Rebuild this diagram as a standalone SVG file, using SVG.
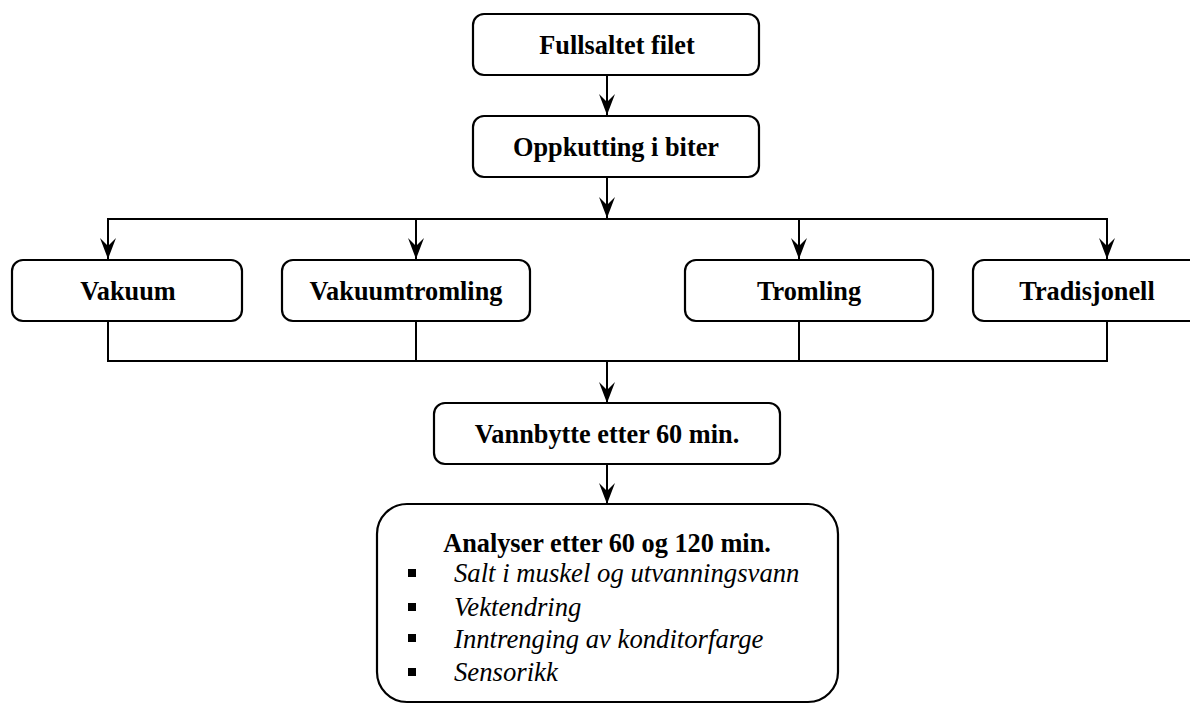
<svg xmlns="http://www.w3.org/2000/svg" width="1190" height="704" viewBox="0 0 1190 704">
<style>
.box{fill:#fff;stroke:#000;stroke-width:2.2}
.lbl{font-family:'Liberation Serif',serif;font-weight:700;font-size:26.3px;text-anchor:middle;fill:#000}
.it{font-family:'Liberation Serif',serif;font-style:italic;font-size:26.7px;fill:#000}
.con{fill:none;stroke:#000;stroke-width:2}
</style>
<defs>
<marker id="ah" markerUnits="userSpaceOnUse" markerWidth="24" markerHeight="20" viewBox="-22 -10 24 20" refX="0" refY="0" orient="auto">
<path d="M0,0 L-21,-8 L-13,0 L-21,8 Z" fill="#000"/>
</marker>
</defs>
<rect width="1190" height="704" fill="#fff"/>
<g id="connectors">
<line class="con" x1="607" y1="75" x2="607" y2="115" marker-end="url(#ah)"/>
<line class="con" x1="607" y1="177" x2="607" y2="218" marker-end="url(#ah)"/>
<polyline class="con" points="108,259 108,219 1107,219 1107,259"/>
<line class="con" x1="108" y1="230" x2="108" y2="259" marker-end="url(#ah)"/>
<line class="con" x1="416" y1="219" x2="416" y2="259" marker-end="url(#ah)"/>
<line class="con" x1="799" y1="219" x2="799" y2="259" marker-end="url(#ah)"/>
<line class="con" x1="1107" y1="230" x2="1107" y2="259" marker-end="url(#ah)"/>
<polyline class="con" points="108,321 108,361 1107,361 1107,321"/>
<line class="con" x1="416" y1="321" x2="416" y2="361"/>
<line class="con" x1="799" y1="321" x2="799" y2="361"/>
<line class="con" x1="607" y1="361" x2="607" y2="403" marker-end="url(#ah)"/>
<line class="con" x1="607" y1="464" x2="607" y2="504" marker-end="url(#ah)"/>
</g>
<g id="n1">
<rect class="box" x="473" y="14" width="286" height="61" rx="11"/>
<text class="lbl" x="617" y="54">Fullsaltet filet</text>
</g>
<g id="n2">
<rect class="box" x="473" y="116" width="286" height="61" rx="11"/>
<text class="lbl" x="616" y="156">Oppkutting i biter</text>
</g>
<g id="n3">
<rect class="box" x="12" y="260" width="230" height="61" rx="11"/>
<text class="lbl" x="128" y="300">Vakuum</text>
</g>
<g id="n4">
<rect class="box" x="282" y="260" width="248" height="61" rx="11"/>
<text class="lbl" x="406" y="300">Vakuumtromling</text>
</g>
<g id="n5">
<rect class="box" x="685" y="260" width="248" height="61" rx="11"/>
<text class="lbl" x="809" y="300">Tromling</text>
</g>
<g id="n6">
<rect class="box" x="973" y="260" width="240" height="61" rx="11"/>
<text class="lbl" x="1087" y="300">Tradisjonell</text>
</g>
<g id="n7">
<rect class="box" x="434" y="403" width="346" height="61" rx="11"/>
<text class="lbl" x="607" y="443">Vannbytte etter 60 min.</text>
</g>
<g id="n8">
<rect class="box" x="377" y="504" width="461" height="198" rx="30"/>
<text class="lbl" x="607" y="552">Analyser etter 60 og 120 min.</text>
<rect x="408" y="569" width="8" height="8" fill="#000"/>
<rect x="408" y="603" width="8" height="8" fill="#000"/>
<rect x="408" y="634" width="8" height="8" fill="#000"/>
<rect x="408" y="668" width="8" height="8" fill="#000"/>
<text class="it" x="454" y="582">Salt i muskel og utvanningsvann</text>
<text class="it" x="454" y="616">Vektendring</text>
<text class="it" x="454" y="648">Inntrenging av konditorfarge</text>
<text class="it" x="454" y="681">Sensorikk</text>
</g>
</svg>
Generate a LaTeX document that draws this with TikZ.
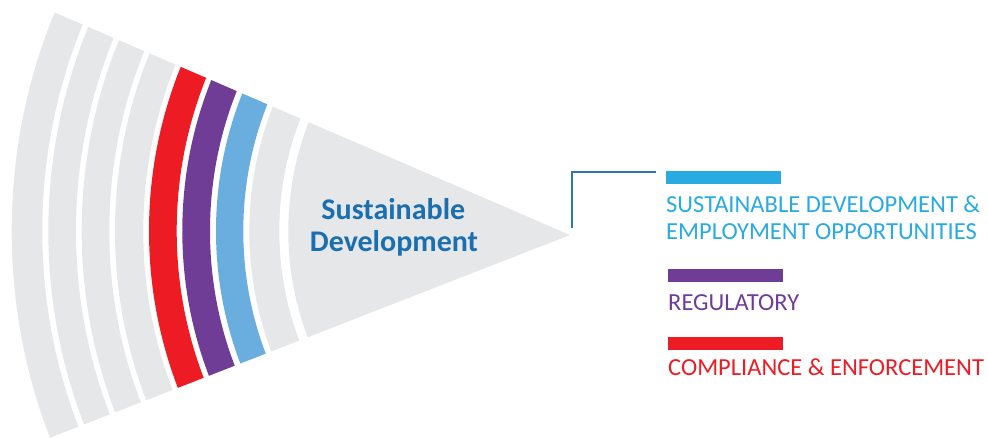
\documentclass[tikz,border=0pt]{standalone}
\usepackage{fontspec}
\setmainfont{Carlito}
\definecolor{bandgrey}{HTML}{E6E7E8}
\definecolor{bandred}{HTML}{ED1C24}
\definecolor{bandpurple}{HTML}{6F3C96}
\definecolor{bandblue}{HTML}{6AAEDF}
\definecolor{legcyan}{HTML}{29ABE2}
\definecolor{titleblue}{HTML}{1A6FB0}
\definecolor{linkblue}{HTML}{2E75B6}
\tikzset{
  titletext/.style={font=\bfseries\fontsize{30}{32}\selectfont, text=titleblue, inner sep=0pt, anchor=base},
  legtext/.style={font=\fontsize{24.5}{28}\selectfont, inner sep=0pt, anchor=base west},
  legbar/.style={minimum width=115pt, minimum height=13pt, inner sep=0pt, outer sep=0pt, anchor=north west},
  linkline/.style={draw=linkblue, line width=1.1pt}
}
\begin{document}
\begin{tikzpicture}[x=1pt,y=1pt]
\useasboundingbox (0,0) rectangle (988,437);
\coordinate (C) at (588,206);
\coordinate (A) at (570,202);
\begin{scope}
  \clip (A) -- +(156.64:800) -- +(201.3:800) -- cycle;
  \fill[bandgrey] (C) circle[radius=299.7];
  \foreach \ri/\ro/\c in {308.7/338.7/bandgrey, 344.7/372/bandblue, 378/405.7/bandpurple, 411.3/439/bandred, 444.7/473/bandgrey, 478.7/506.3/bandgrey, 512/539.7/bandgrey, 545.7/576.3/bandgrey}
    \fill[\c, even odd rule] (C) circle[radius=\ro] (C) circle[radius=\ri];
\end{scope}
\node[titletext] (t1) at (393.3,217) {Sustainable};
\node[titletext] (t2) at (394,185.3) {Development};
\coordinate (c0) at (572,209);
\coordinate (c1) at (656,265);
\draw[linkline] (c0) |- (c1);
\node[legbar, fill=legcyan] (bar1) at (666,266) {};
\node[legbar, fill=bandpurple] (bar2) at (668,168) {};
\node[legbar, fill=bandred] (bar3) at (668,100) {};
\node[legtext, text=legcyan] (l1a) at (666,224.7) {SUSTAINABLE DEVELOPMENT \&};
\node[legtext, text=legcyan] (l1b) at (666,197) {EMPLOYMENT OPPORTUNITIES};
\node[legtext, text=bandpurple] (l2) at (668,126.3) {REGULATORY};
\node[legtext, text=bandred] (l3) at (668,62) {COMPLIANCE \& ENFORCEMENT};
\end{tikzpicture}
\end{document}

* [CHALLENGE]: In the listing, find all lines with the string "this" and copy them.

* [SOLVED PROBLEM]:
Rebuild this diagram as a standalone SVG file, using SVG.
Generate a LaTeX document that draws this with TikZ.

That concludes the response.